Zach Evans – Los Angeles Rams
Round 6, Pick 38
Evans has been plagued by injuries, which may at least partially explain getting drafted this late. He is worthy of fantasy conversation slotting in behind Cam Akers and Kyren Williams. This is a backfield with a lot of fluidity. Evans is one injury away from fantasy relevance and could also straight win the job through the course of the year.
DeWayne McBride – Minnesota Vikings
Round 7, Pick 5
McBride is a fluid runner with some fun moves to avoid tackles, but he offers almost nothing as a receiver. He is sitting third on the depth chart, but he’s behind Dalvin Cook and Alexander Mattison. Things will have to go just right for him to become fantasy-relevant, and ball security issues plus his one-dimensionality may derail him.
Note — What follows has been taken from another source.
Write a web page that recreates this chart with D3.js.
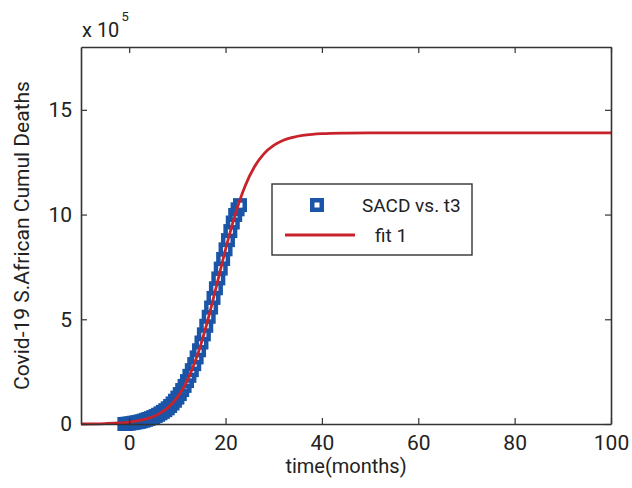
<!DOCTYPE html>
<html>
<head>
<meta charset="utf-8">
<script src="https://cdn.jsdelivr.net/npm/d3@7"></script>
<style>
  body { margin: 0; background: #fff; }
  text { font-family: Roboto, "Liberation Sans", sans-serif; fill: #222; }
</style>
</head>
<body>
<div id="chart"></div>
<script>
// Data (deaths in units of 10^5)
const tMonths = [-1, -0.5, 0, 0.5, 1, 1.5, 2, 2.5, 3, 3.5, 4, 4.5, 5, 5.5, 6, 6.5, 7, 7.5, 8, 8.5, 9, 9.5, 10, 10.5,
  11, 11.5, 12, 12.5, 13, 13.5, 14, 14.5, 15, 15.5, 16, 16.5, 17, 17.5, 18, 18.5, 19, 19.5, 20, 20.5, 21, 21.5, 22, 22.5, 23];
const sacd = [0.0, 0.01, 0.02, 0.04, 0.06, 0.08, 0.1, 0.13, 0.16, 0.2, 0.24, 0.28, 0.33, 0.38, 0.44, 0.51, 0.58, 0.66, 0.75, 0.86, 0.98, 1.11, 1.26, 1.43,
  1.62, 1.82, 2.05, 2.3, 2.57, 2.86, 3.18, 3.52, 3.89, 4.28, 4.69, 5.12, 5.56, 6.02, 6.48, 6.95, 7.42, 7.88, 8.34, 8.78, 9.21, 9.62, 9.98, 10.25, 10.45];
const fitT = [-10, -5, 0, 2, 4, 6, 8, 10, 12, 14, 16, 18, 20, 22, 24, 26, 28, 30, 32, 34, 36, 38, 40, 45, 50, 60, 70, 80, 90, 100];
const fitY = [0.0, 0.02, 0.09, 0.16, 0.27, 0.46, 0.77, 1.27, 2.05, 3.18, 4.69, 6.48, 8.34, 10.0, 11.33, 12.28, 12.91, 13.3, 13.55, 13.69, 13.78, 13.83, 13.86, 13.89, 13.9, 13.9, 13.9, 13.9, 13.9, 13.9];
const xTicks = [0, 20, 40, 60, 80, 100];
const yTicks = [0, 5, 10, 15];
const legendLabels = ['SACD vs. t3', 'fit 1'];

const width = 632;
const height = 488;
const margin = { t: 47, r: 21, b: 64, l: 81 };
const w = width - margin.l - margin.r;
const h = height - margin.t - margin.b;

const blue = '#1a55a8';
const red = '#c8232b';
const axisColor = '#333';
const mSize = 9.5; // marker inner size, stroke adds the rest

const svg = d3
  .select('#chart')
  .append('svg')
  .attr('width', width)
  .attr('height', height);

const g = svg.append('g').attr('transform', `translate(${margin.l}, ${margin.t})`);

const xScale = d3.scaleLinear([-10, 100], [0, w]);
const yScale = d3.scaleLinear([0, 18], [h, 0]);

// data markers
g.append('g')
  .selectAll('rect')
  .data(tMonths)
  .join('rect')
  .attr('x', (d) => xScale(d) - mSize / 2)
  .attr('y', (d, i) => yScale(sacd[i]) - mSize / 2)
  .attr('width', mSize)
  .attr('height', mSize)
  .attr('fill', '#fff')
  .attr('stroke', blue)
  .attr('stroke-width', 4.5);

// fit line
const line = d3
  .line()
  .x((d) => xScale(d))
  .y((d, i) => yScale(fitY[i]))
  .curve(d3.curveMonotoneX);

g.append('path')
  .datum(fitT)
  .attr('d', line)
  .attr('fill', 'none')
  .attr('stroke', red)
  .attr('stroke-width', 2.8);

// axes box with inward ticks
const xAxis = d3.axisBottom(xScale).tickValues(xTicks).tickSizeInner(-6).tickSizeOuter(0).tickPadding(11);
const yAxis = d3.axisLeft(yScale).tickValues(yTicks).tickSizeInner(-6).tickSizeOuter(0).tickPadding(9);

g.append('g').attr('transform', `translate(0, ${h})`).call(xAxis);
g.append('g').call(yAxis);
g.append('g').call(d3.axisTop(xScale).tickValues(xTicks).tickSizeInner(-6).tickSizeOuter(0).tickFormat(''));
g.append('g').attr('transform', `translate(${w}, 0)`).call(d3.axisRight(yScale).tickValues(yTicks).tickSizeInner(-6).tickSizeOuter(0).tickFormat(''));

g.selectAll('.domain').attr('stroke', axisColor).attr('stroke-width', 1.6);
g.selectAll('.tick line').attr('stroke', axisColor).attr('stroke-width', 1.2);
g.selectAll('.tick text').style('font-size', '21px').attr('fill', '#222');

// exponent label
const expo = svg.append('text').attr('x', 82).attr('y', 37).style('font-size', '20px');
expo.append('tspan').text('x 10');
expo.append('tspan').attr('dx', 2).attr('dy', -16).style('font-size', '13px').text('5');

// axis names
svg.append('text')
  .attr('text-anchor', 'middle')
  .attr('transform', `translate(${margin.l + w / 2}, 473)`)
  .style('font-size', '20px')
  .text('time(months)');

svg.append('text')
  .attr('text-anchor', 'middle')
  .attr('transform', `translate(29, ${margin.t + h / 2})rotate(-90)`)
  .style('font-size', '21px')
  .text('Covid-19 S.African Cumul Deaths');

// legend
const legend = svg.append('g').attr('transform', 'translate(272, 184)');
legend.append('rect')
  .attr('width', 200)
  .attr('height', 71)
  .attr('fill', '#fff')
  .attr('stroke', axisColor)
  .attr('stroke-width', 1.4);
legend.append('rect')
  .attr('x', 45 - mSize / 2)
  .attr('y', 21 - mSize / 2)
  .attr('width', mSize)
  .attr('height', mSize)
  .attr('fill', '#fff')
  .attr('stroke', blue)
  .attr('stroke-width', 4.5);
legend.append('line')
  .attr('x1', 13)
  .attr('x2', 83)
  .attr('y1', 51)
  .attr('y2', 51)
  .attr('stroke', red)
  .attr('stroke-width', 2.8);
legend.append('text').attr('x', 90).attr('y', 28).style('font-size', '19px').text(legendLabels[0]);
legend.append('text').attr('x', 103).attr('y', 58).style('font-size', '19px').text(legendLabels[1]);
</script>
</body>
</html>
Lew Nichols III – Green Bay Packers
Round 7, Pick 18
Maybe Green Bay wanted someone to challenge Quadzilla (AJ Dillon)? Nichols III stands 5’10”, but is 220 lbs of muscle. He has some receiving chops for a big man but lacks short area burst. He’s buried in the Green Bay backfield behind Aaron Jones, the aforementioned AJ Dillon, and Patrick Taylor. He may struggle to make the team this year and the backfield is highly unlikely to open up enough for him to be on fantasy radars anytime soon.
Kenny McIntosh – Seattle Seahawks
Round 7, Pick 20
Why Seattle, just why?! McIntosh is lanky at 6’0″ and 204 lbs. He tends to look for the big play and struggles at times between the tackles. He is, however, really good as a receiver out of the backfield. Unfortunately, he lands on a team with Kenny Walker III, Zach Charbonnet who was drafted in the second round, and DeeJay Dallas. This is shaping up to be a cannibalism story the likes of which we haven’t seen since the movie Hannibal came out.